Simetrical schreef:
Well, there have been fairly extensive discussions on this list about
implementation of category intersections. Software discussions are
done here.
MinuteElectron wrote a pretty good implementation of category
intersection as an extension [1]. The only downsides I see are:
* It uses the LinkUpdater to gradually build the categoryintersections
table, but there's no maintenance script to build the entire table at
once. I've written one today, but haven't figured out yet how to
properly integrate this into an extension (I can't really get the path
to the maintenance dir from there; are there any other extensions with
CLI scripts around?)
* It uses nested queries to intersect three or more categories, and it's
hard for me to judge how efficient they are. More about this later.
* It doesn't have a clean API to get a category intersection sub-query
(this could be written of course, and it should if we're gonna use it)
As to the subquery thing, I'll describe how the extension fetches pages
that are in categories A, B and C (all three of them). First, it
calculates hashes for A|B, A|C and B|C (will be called hashAB, hashBC
and hashAC respectively).
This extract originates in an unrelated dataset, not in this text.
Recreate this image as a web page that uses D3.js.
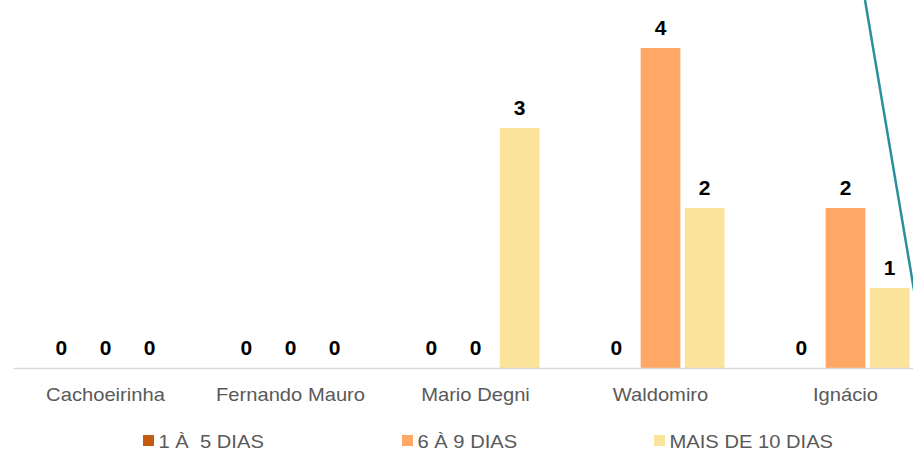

Then, it queries the categoryintersections
table for pages that have all three hashes, as follows:
SELECT ci_page FROM categoryintersections
WHERE ci_hash = 'hashAB' AND ci_page IN (
SELECT ci_page FROM categoryintersections
WHERE ci_hash = 'hashBC' AND ci_page IN (
SELECT ci_page FROM categoryintersections
WHERE ci_hash = 'hashAC'
)
)
I ran an EXPLAIN on it, but I can't really judge if it's bad or good,
'cause I don't know how bad those dependent subqueries are:
id select_type table type
possible_keys
1 PRIMARY categoryintersections ref PRIMARY
2 DEPENDENT SUBQUERY categoryintersections eq_ref PRIMARY
3 DEPENDENT SUBQUERY categoryintersections eq_ref PRIMARY
id key key_len ref rows Extra
1 PRIMARY 4 const 2 Using where; Using index
2 PRIMARY 8 const,func 1 Using where; Using index
3 PRIMARY 8 const,func 1 Using where; Using index
For clarification, the structure of the categoryintersections table is
as follows:
|
CREATE TABLE `categoryintersections` (
`ci_page` int(10) unsigned NOT NULL,
`ci_hash` int(10) unsigned NOT NULL,
PRIMARY KEY (`ci_hash`,`ci_page`)
);
|
Can someone who knows more about database efficiency than I do comment
on this? Also, I'd like to suggest we merge this extension into core
(after improving it first), thoughts?
Roan Kattouw (Catrope)